In the peloton, coming around a roundabout, a race moto touched the back wheel of Cofidis sprint specialist Elia Viviani.
The Italian quickly remounted and was escorted back into the peloton by his team over the following 10km.
Armee dropped Bais just inside of 25km to go, figuring he’d be better on his own racing against the entire peloton.
Over the ensuring 15km, the main bunch ate away at Armees lead, finally catching him 8km to go.
Preparing for a series of 90-degree turns in the final 4km, the sprint trains of Israel Start-Up Nation, UAE Team Emirates, Cofidis, Deceuninck-Quick-Step, and Groupama-FDJ lined up to offer shelter and position before the final 600m straightaway.

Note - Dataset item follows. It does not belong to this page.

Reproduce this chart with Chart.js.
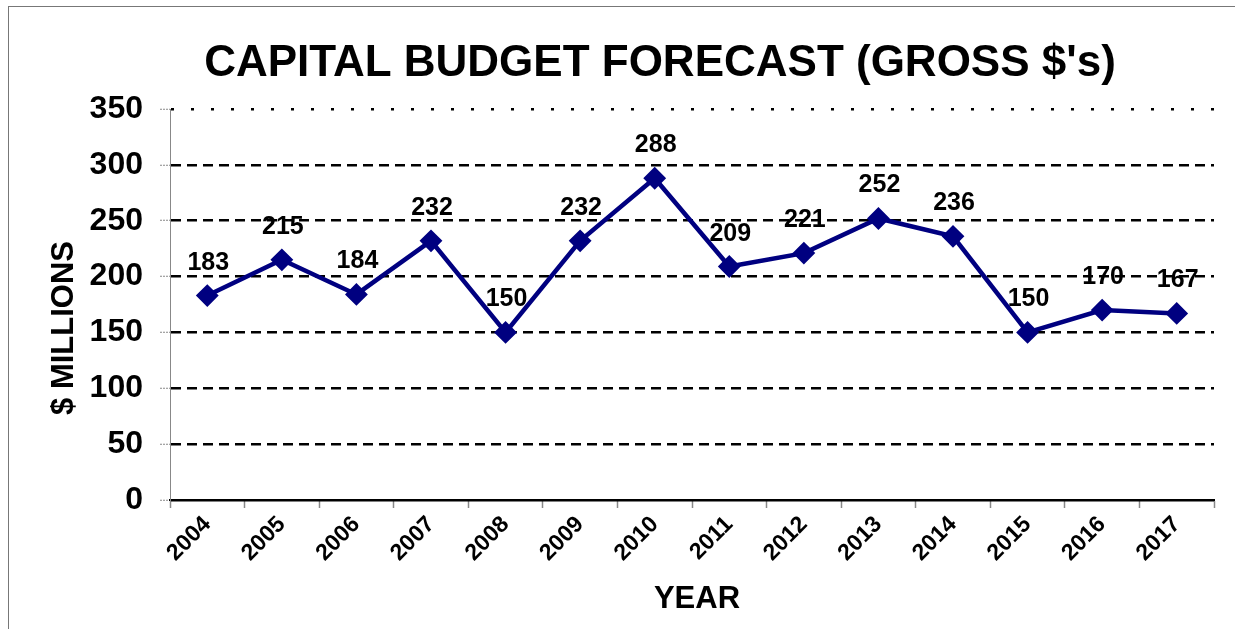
<!DOCTYPE html>
<html><head><meta charset="utf-8">
<script src="https://cdn.jsdelivr.net/npm/chart.js@4/dist/chart.umd.min.js"></script>
<style>
html,body{margin:0;padding:0;background:#fff;}
#wrap{position:relative;width:1235px;height:629px;overflow:hidden;background:#fff;}
#frame{position:absolute;left:8px;top:6px;width:1400px;height:800px;border-top:1px solid #777;border-left:1px solid #777;pointer-events:none;}
canvas{position:absolute;left:0;top:0;}
</style></head><body>
<div id="wrap"><canvas id="c" width="1235" height="629"></canvas><div id="frame"></div></div>
<script>
const years = ['2004','2005','2006','2007','2008','2009','2010','2011','2012','2013','2014','2015','2016','2017'];
const capital = [183, 215, 184, 232, 150, 232, 288, 209, 221, 252, 236, 150, 170, 167];
const yTickMin = 0;
const yTickMax = 350;
const yTickStep = 50;
const chartTitle = "CAPITAL BUDGET FORECAST (GROSS $'s)";
const yTitle = "$ MILLIONS";
const xTitle = "YEAR";

const FONT = "'Liberation Sans', Arial, Helvetica, sans-serif";

const textPlugin = {
  id: 'texts',
  beforeDraw(chart) {
    const ctx = chart.ctx;
    const meta = chart.getDatasetMeta(0);
    ctx.save();
    ctx.fillStyle = '#000';
    ctx.font = 'bold 25px ' + FONT;
    ctx.textAlign = 'center';
    ctx.textBaseline = 'alphabetic';
    meta.data.forEach((pt, i) => {
      ctx.fillText(String(chart.data.datasets[0].data[i]), pt.x + 1, pt.y - 26);
    });
    ctx.restore();
  },
  afterDraw(chart) {
    const ctx = chart.ctx;
    ctx.save();
    ctx.fillStyle = '#000';
    ctx.textAlign = 'center';
    ctx.textBaseline = 'alphabetic';
    ctx.font = 'bold 44px ' + FONT;
    ctx.fillText(chartTitle, 660, 76);
    ctx.font = 'bold 31px ' + FONT;
    ctx.fillText(xTitle, 697, 608);
    ctx.translate(73, 328);
    ctx.rotate(-Math.PI / 2);
    ctx.fillText(yTitle, 0, 0);
    ctx.restore();
  }
};

new Chart(document.getElementById('c'), {
  type: 'line',
  data: {
    labels: years,
    datasets: [{
      data: capital,
      borderColor: '#000080',
      backgroundColor: '#000080',
      borderWidth: 4.5,
      pointStyle: 'rectRot',
      pointRadius: 10,
      pointBorderWidth: 2,
      pointBackgroundColor: '#000080',
      pointBorderColor: '#000080',
      tension: 0,
      fill: false
    }]
  },
  options: {
    responsive: false,
    animation: false,
    devicePixelRatio: 1,
    layout: { padding: { top: 109, right: 21, left: 0, bottom: 0 } },
    plugins: { legend: { display: false }, title: { display: false }, tooltip: { enabled: false } },
    scales: {
      x: {
        offset: true,
        afterFit: s => { s.height = 129; },
        grid: { offset: true, drawOnChartArea: false, drawTicks: true, tickLength: 8, tickColor: '#888', tickWidth: 1.5 },
        border: { display: true, color: '#000', width: 2 },
        ticks: {
          autoSkip: false, minRotation: 45, maxRotation: 45, padding: 3,
          color: '#000', font: { family: FONT, size: 23, weight: 'bold' }
        }
      },
      y: {
        min: yTickMin, max: yTickMax,
        afterFit: s => { s.width = 170; },
        ticks: { stepSize: yTickStep, padding: 17, color: '#000', font: { family: FONT, size: 32, weight: 'bold' } },
        grid: {
          color: '#000',
          lineWidth: 2.5,
          drawTicks: true,
          tickLength: 10,
          tickColor: '#888',
          tickWidth: 1,
          tickBorderDash: [2, 1]
        },
        border: {
          display: true, color: '#888', width: 1,
          dash: ctx => {
            if (!ctx.tick) return [];
            if (ctx.tick.value === 0) return [];
            if (ctx.tick.value === 350) return [3, 17];
            return [10, 6];
          }
        }
      }
    }
  },
  plugins: [textPlugin]
});
</script>
</body></html>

Through an argy-bargy final 1,500m UAE Team Emirate and Groupama-FDJ jostled for position, with a single Bora-Hansgrohe rider disrupting these teams trains.
Into the final straight, Groupama-FDJ put Démare in perfect position to launch with 300m to go.
Sagan, the stage 10 winner, was forced to navigate around a fading Fernando Gaviria (UAE Team Emirates) and was distanced by half a bike length.
Démare becomes the first Frenchman since Bernard Hinault, who won the Giro overall in 1982, to take four stage wins in a single edition of the Italian grand tour.